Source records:
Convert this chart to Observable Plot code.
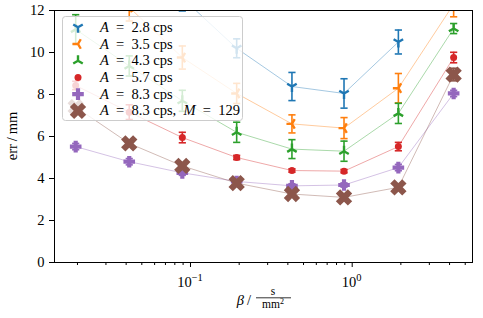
<!DOCTYPE html>
<html><head><meta charset="utf-8">
<script src="https://cdn.jsdelivr.net/npm/d3@7"></script>
<script src="https://cdn.jsdelivr.net/npm/@observablehq/plot@0.6"></script>
<style>
body{margin:0;background:#fff;}
#chart{position:relative;width:483px;height:318px;}
#legend{position:absolute;left:0;top:0;pointer-events:none;}
</style></head><body><div id="chart"></div>
<script>
// ---- data ----
const betas = [0.0195, 0.0418, 0.089, 0.193, 0.424, 0.89, 1.93, 4.24];
const seriesA = ["2.8", "3.5", "4.3", "5.7", "8.3", "8.3"];
const seriesM = [null, null, null, null, null, "129"];
const errBlue   = [15.0, 13.8, 12.6, 10.2, 8.38, 8.05, 10.5, null];
const sdBlue    = [0.6, 0.6, 0.62, 0.45, 0.67, 0.7, 0.57, null];
const errOrange = [14.0, 12.15, 9.76, 8.05, 6.6, 6.4, 8.3, 12.3];
const sdOrange  = [0.6, 0.65, 0.55, 0.48, 0.43, 0.5, 0.7, 0.6];
const errGreen  = [11.1, 9.36, 7.7, 6.2, 5.4, 5.3, 7.1, 11.14];
const sdGreen   = [0.7, 0.48, 0.5, 0.48, 0.45, 0.48, 0.48, 0.24];
const errRed    = [8.43, 7.16, 5.95, 5.0, 4.38, 4.35, 5.52, 9.76];
const sdRed     = [0.2, 0.35, 0.25, 0.1, 0.08, 0.08, 0.2, 0.25];
const errPurple = [5.52, 4.8, 4.27, 3.86, 3.65, 3.69, 4.52, 8.05];
const sdPurple  = [0.15, 0.15, 0.12, 0.1, 0.1, 0.1, 0.15, 0.15];
const errBrown  = [7.4, 5.67, 4.6, 3.78, 3.26, 3.1, 3.58, 8.95];
const sdBrown   = [0.1, 0.1, 0.1, 0.1, 0.1, 0.1, 0.1, 0.3];
const colors = ["#1f77b4", "#ff7f0e", "#2ca02c", "#d62728", "#9467bd", "#8c564b"];
const yTicks = [0, 2, 4, 6, 8, 10, 12];
const xMajor = [0.1, 1];
const xMajorLabels = [["10", "−1"], ["10", "0"]];
const xMinor = [0.02,0.03,0.04,0.05,0.06,0.07,0.08,0.09,0.2,0.3,0.4,0.5,0.6,0.7,0.8,0.9,2,3,4,5];

// ---- symbols ----
const D = Math.PI / 180;
function tri(angles) {
  return {draw(ctx, size) {
    const r = Math.sqrt(size / Math.PI);
    for (const a of angles) { ctx.moveTo(0, 0); ctx.lineTo(r * Math.cos(a * D), r * Math.sin(a * D)); }
  }};
}
function crossShape(rot) {
  return {draw(ctx, size) {
    const r = Math.sqrt(size / Math.PI), w = r * 0.36;
    const pts = [[w,-r],[w,-w],[r,-w],[r,w],[w,w],[w,r],[-w,r],[-w,w],[-r,w],[-r,-w],[-w,-w],[-w,-r]];
    const c = Math.cos(rot * D), s = Math.sin(rot * D);
    pts.forEach(([x, y], i) => {
      const X = x * c - y * s, Y = x * s + y * c;
      i ? ctx.lineTo(X, Y) : ctx.moveTo(X, Y);
    });
    ctx.closePath();
  }};
}
const capSym = {draw(ctx, size) { const r = Math.sqrt(size / Math.PI); ctx.moveTo(-r, 0); ctx.lineTo(r, 0); }};
const symTriDown = tri([90, 210, 330]);
const symTriLeft = tri([180, 300, 60]);
const symTriUp = tri([270, 150, 30]);
const symPlus = crossShape(0);
const symX = crossShape(45);

const series = [
  {v: errBlue, e: sdBlue, sym: symTriDown, r: 5.5, kind: "stroke"},
  {v: errOrange, e: sdOrange, sym: symTriLeft, r: 5.5, kind: "stroke"},
  {v: errGreen, e: sdGreen, sym: symTriUp, r: 5.5, kind: "stroke"},
  {v: errRed, e: sdRed, sym: d3.symbolCircle, r: 3.5, kind: "fill"},
  {v: errPurple, e: sdPurple, sym: symPlus, r: 5.8, kind: "fill"},
  {v: errBrown, e: sdBrown, sym: symX, r: 8.5, kind: "fill"}
];

const marks = [];
series.forEach((s, i) => {
  const col = colors[i];
  const rows = betas.map((b, j) => ({x: b, y: s.v[j], e: s.e[j]})).filter(d => d.y != null);
  marks.push(Plot.line(rows, {x: "x", y: "y", stroke: col, strokeOpacity: 0.45, strokeWidth: 0.9, clip: true}));
  marks.push(Plot.ruleX(rows, {x: "x", y1: d => d.y - d.e, y2: d => d.y + d.e, stroke: col, strokeWidth: 1.6, clip: true}));
  marks.push(Plot.dot(rows, {x: "x", y: d => d.y - d.e, symbol: capSym, r: 3.6, stroke: col, strokeWidth: 1.6, clip: true}));
  marks.push(Plot.dot(rows, {x: "x", y: d => d.y + d.e, symbol: capSym, r: 3.6, stroke: col, strokeWidth: 1.6, clip: true}));
  if (s.kind === "stroke")
    marks.push(Plot.dot(rows, {x: "x", y: "y", symbol: s.sym, r: s.r, stroke: col, strokeWidth: 2.4, fill: "none", clip: true}));
  else
    marks.push(Plot.dot(rows, {x: "x", y: "y", symbol: s.sym, r: s.r, fill: col, stroke: "none", clip: true}));
});

const FONT = "'Liberation Serif', 'DejaVu Serif', serif";
const plot = Plot.plot({
  width: 483, height: 318,
  marginLeft: 54, marginRight: 11, marginTop: 10, marginBottom: 56,
  style: {fontFamily: FONT, fontSize: "14px", color: "black", background: "white"},
  x: {type: "log", domain: [0.01442, 5.546]},
  y: {domain: [0, 12]},
  marks: [
    ...marks,
    Plot.axisY({ticks: yTicks, tickSize: 5, tickPadding: 5, label: null, fontSize: 14.5}),
    Plot.axisX({ticks: xMajor, tickSize: 5, tickFormat: () => "", label: null}),
    Plot.axisX({ticks: xMinor, tickSize: 3, tickFormat: () => "", label: null}),
    Plot.frame({stroke: "black", strokeWidth: 1})
  ]
});
document.getElementById("chart").appendChild(plot);

const svg = d3.select(plot);
const xs = plot.scale("x");
// x tick labels with superscripts
xMajor.forEach((v, i) => {
  const t = svg.append("text").attr("x", xs.apply(v)).attr("y", 287)
    .attr("text-anchor", "middle").attr("font-family", FONT).attr("font-size", 14.5).attr("fill", "black");
  t.append("tspan").text(xMajorLabels[i][0]);
  t.append("tspan").attr("dy", -6).attr("font-size", 10.5).text(xMajorLabels[i][1]);
});
// x axis label: beta / (s / mm^2)
const xl = svg.append("g").attr("font-family", FONT).attr("fill", "black");
xl.append("text").attr("x", 251).attr("y", 305).attr("text-anchor", "end").attr("font-size", 14.5)
  .html('<tspan font-style="italic">β</tspan>\u2009/');
xl.append("text").attr("x", 273).attr("y", 295).attr("text-anchor", "middle").attr("font-size", 11.5).text("s");
xl.append("line").attr("x1", 256).attr("x2", 291).attr("y1", 297.8).attr("y2", 297.8).attr("stroke", "black").attr("stroke-width", 0.8);
xl.append("text").attr("x", 273).attr("y", 307.5).attr("text-anchor", "middle").attr("font-size", 11.5)
  .html('mm<tspan dy="-4" font-size="8">2</tspan>');
// y axis label
svg.append("text").attr("transform", "translate(17,136) rotate(-90)").attr("text-anchor", "middle")
  .attr("font-family", FONT).attr("font-size", 14.5).attr("fill", "black").text("err\u2009/\u2009mm");

// legend as overlay svg
const lg = d3.select("#chart").append("svg").attr("id", "legend").attr("width", 483).attr("height", 318);
lg.append("rect").attr("x", 62.5).attr("y", 16.5).attr("width", 180).attr("height", 104).attr("rx", 3)
  .style("fill", "white").style("fill-opacity", 0.8).style("stroke", "#cccccc").style("stroke-width", 1);
series.forEach((s, i) => {
  const y = 27.3 + i * 16.7;
  const p = d3.path();
  const r = s.r;
  s.sym.draw(p, r * r * Math.PI);
  const path = lg.append("path").attr("d", p.toString()).attr("transform", `translate(78,${y})`);
  if (s.kind === "stroke") path.style("stroke", colors[i]).style("stroke-width", 2.4).style("fill", "none");
  else path.style("fill", colors[i]);
  let html = '<tspan font-style="italic">A</tspan>\u2002=\u2002' + seriesA[i] + '\u2005cps';
  if (seriesM[i]) html += ',\u2002<tspan font-style="italic">M</tspan>\u2002=\u2002' + seriesM[i];
  lg.append("text").attr("x", 100).attr("y", y + 4.5).attr("text-anchor", "start")
    .attr("font-family", FONT).attr("font-size", 14.5).attr("fill", "black").html(html);
});
</script>
</body></html>
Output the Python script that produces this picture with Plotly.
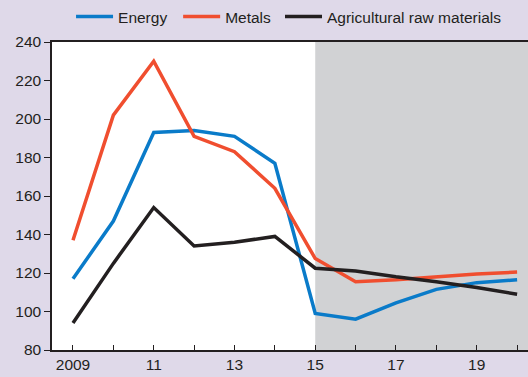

YOUR INSTRUCTIONS:
Above are some records. Count the lines among them with the word "this", and answer with the number only.

CORRECT ANSWER:
2